First, a scene setting. In ‘A House in Nebraska’, listeners are introduced to the suggestion that Tucker is seemingly dead as she sings, “Your mama calls me sometimes to see if I’m doing well / And I’d lie to her and say that I’m doing fine / When, really, I’d kill myself to hold you one more time”. At the opening of ‘Nettles’, it seems to be confirmed as we land in a hospital scene with Cain singing “The doctors gave you until the end of the night / But not ’til daylight”.
But ‘Nettles’ isn’t about Tucker’s death. In her own words, Cain said that the song is about “a dream of losing the one you love, asking them to reassure you that it won’t come true and to dream, instead, of all the time you’ll have together as you grow old side by side”. That rings true throughout the track as Cain flits between daydreams and pure anxiety, between the choruses and verses.
It’s in the chorus where the dreaming exists. “Tell me all the time not to worry and think of all the time I’ll, I’ll have with you”, Cain croons angelically. The imagery in these moments always comes back to domesticity and her desire to simply have a life with Tucker, fantasising, “When I won’t wake up on my own,” wanting to be “held close all the time, knowing I’m half of you” and taking it even further in the bridge when she sings, “think of us inside after the wedding”.

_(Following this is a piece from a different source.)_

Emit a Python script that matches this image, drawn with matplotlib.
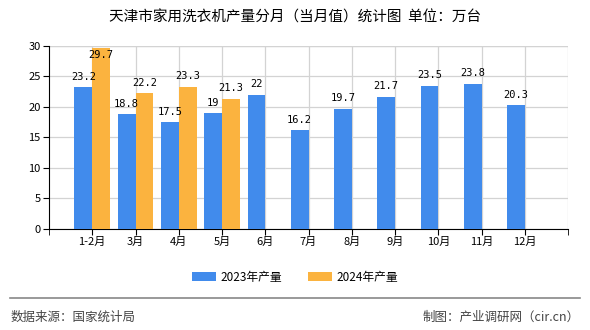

Her biggest wish is simply to spend their lives together, with the loudest vocal performance in the track being on the line “Gardenias on the tile, where it makes no difference who held back from who”, which Cain herself explained, writing, “Gardenias are her mother’s favorite flower; she envisions them at home, newly-wed, surrounded by the imagery that envokes the stories of when her own parents first fell in love. She imagines having that kind of love, where emotional unavailabilities and insecurities are a thing of the past. They are simply together in love, and that’s all that will matter.”
But in the verses, it’s like Cain can’t quite hold onto the fantasy without the fear and anxiety of their situation and her mental state, creeping in. The opening verse is dedicated to the fact of it; Tucker in a hospital bed, injured after “the plant blew up”. But the second goes deeper, spiralling into a classically nuanced Cain verse that expands the world into broader considerations of gender, fate, purpose and doom, with the devastating lyric, “to love me is to suffer me” echoing throughout.
“You’ll go fight a war, I’ll go missing”, she sings, laying out these two stereotypical fates that most commonly affect their genders in their circumstances. Tucker would go out fighting, Cain would simply silently disappear, exactly as she does in Preacher’s Daughter. But she makes it clear that she wishes it could be exactly the opposite, singing, “I wanna bleed, I wanna hurt the way that boys do”. Cain explained her lyrical intention here, stating, “Ethel yearns to experience pain and expression in a way that is culturally coded as ‘masculine’; She envies the perceived emotional clarity and physical freedom boys are often allowed when expressing distress through anger or violence, such methods mirror the self destructive actions Willoughby has done throughout the album; whereas girls and women are frequently denied those outlets or punished for using them”.
It spirals towards the track’s most impassioned line: “This was all for you”, used not only as the climax of this track but as Cain’s leading line when it came to launching this new chapter; it seems like a vital one. Capturing the character’s desire for her suffering to be worth something in the end, or that the pain in her life is all in service of her desperate desire for love and to be with Tucker—it’s a cry either way—perfectly capturing the track’s battle between romance and fear.